Third, that it’s okay to trust.

Travelling, I’ve learned, involves lots of trust. You have to trust that the airport personnel with handle your luggage with care. That man you asked directions from? You have to trust that he knew what he was saying and that he would lead you to right path. You have to trust that girl you sat with in the table at the eatery — that as you stood up to go to the restroom, she would not meddle with your pack. Eventually, you’ll learn to trust the words of the natives, of where to go and where not to go, and trust that as you give up your initial itinerary for their personalised ones, you will have a much better time.

Trust extends to things far beyond those you can control. You have to trust that the airplane pilot has enough skill under his belt to get you to your destination safe and sound. You have to trust that bus driver who has been on the road for more than half a day already; that he will exercise enough caution to make sure you’ll arrive just fine. If you don’t trust, you’ll perpetually live in fear, awake on a bus at 2 AM staring out at the window, resisting the urge to scream when the bus overtakes another vehicle or when it curves a particularly sharp road. Trust that the mountains will let you climb them, the seas will let you swim in them, the skies to let you fly.

Similarly, you have to trust in yourself. That you know enough about life to navigate your way through a busy country, that you know enough about human decency to know not to be rude, that you know enough about relationships to know not to divulge personal truths about yourself the first time you meet someone. Trust in your gut and trust in what you can do. Much of what we have accomplished in life are results of us trusting ourselves and believing it will be alright. That doesn’t change just because you’re in transit.

Fourth, that if it doesn’t make you see things differently, it isn’t worth your time.

If you feel that travelling to a particular place would not change your perspective on life, then don’t bother. Travelling’s done so you can see things from different vantage points. If you want to change, be changed, and make change, then by all means, go out into the world.

I don’t know, maybe it’s a little too early to make these lessons for law as well, mostly because I haven’t even experienced my first day in it, but as far as I’m concerned, these travelling lessons are lessons applicable to life, and since the law will become my life (by transitive property), then these lessons I can apply in law.

I really, really don’t know.
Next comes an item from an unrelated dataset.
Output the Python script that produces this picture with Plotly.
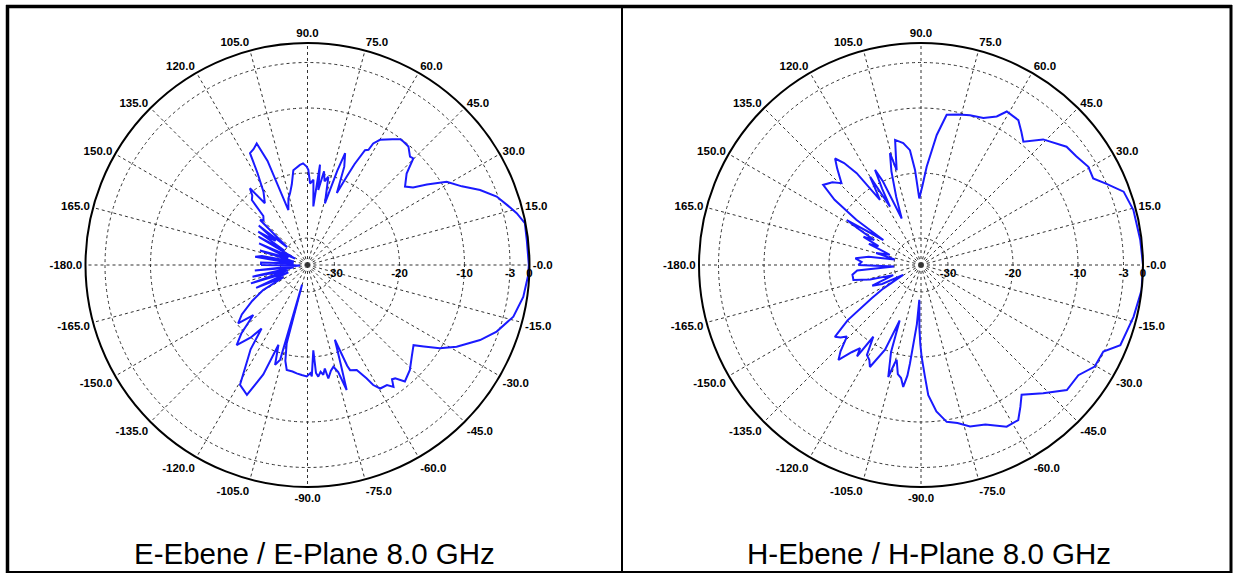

I’m honestly too scared for what’s to come. I have never particularly felt the need to slave away in high school, moreso in college, and so the thought of devoting 18 hours a day studying just seems unsurmountable  a task. But then again, I’ve never thought I could climb a mountain before the first time I did, right? I’ve never thought I could surf prior to last month, or ride a bike prior to April, or run 15 kilometres prior to last year, especially since 6 kilometres used to bring me on my hands and knees.

I guess I’m ready, then. Whatever law school has in store for me, I’m going for it. National Geographic said it best, “You can plan trips, you can’t plan adventures.” Law school’s the trip, but I’m gearing myself up the unplanned excitements that will come with it. And then one day, maybe you’ll see me practicing international and environmental law, finally turning into reality what has always been the dream.

So, dear readers, I need you to do two things.

First, I need you to remind me of life outside law school when I have become so disenchanted with academics. To remind me of the feel of sand and mud. Sea and freshwater. Rock and soil. Clean air and cool breeze. Of silent desires to catch up with friends and make new ones. Of the value of walking aimlessly and getting lost. Of the occasional spontaneity. Of sometimes making blunders. Of genuine smiles and hopeful dreams. Of youth and never truly letting it go.

And second? Well, I really hope to kick ass in law school. Wish me way, way more than luck.